Transaction Support Agreement

In connection with the Merger Agreement, on May 23, 2016, Parent and Parent External Adviser entered into a letter agreement pursuant to which Parent External Adviser agreed, among other things, to waive, for the first 10 calendar quarters beginning with the first full quarter following the closing of the Mergers, the lesser of (i) $10 million of Incentive Fees (as defined in the Restated Investment Advisory and Management Agreement, dated June 6, 2011, by and between Parent and Parent External Adviser (the “Advisory Agreement”)) with respect to Parent’s Pre-Incentive Fee net investment income (as defined in the Advisory Agreement) (“Part I Fees”) and (ii) the amount of Part I Fees for such quarter, in each case as earned and payable to the Parent External Adviser with respect to such quarter (as calculated under the Advisory Agreement).

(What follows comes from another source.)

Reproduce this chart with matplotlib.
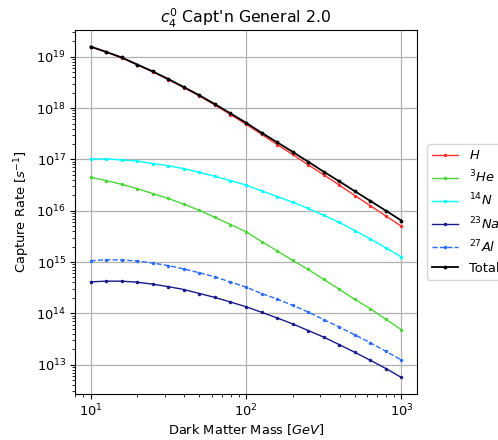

Mortgage Manager Purchase Agreement

Pursuant to the Mortgage Manager Purchase Agreement, Buyer will purchase from ACAM all of the issued and outstanding limited liability company interests in ACMM for a purchase price of $562 million in cash (the “Mortgage Manager Sale”). Buyer is a real estate investment trust that is externally managed by American Capital AGNC Management, LLC, a registered investment adviser that is a wholly-owned subsidiary of ACMM. Another wholly-owned subsidiary of ACMM that is a registered investment adviser, American Capital MTGE Management, LLC (together with American Capital AGNC Management, LLC, the “Advisers”), manages another real estate investment trust, and American Capital Mortgage Investment Corp., a Maryland corporation (together with Buyer, the “REITs”). Subject to certain required approvals and closing conditions, as described below, the parties anticipate completing the Mortgage Manager Sale immediately after the end of the second quarter of 2016.

The Mortgage Manager Purchase Agreement contemplates that the Company and ACAM will provide transition services to Buyer until June 30, 2017 for certain information technology services and until the later of the closing of the Mergers contemplated by the Merger Agreement or September 30, 2016 for other transition services.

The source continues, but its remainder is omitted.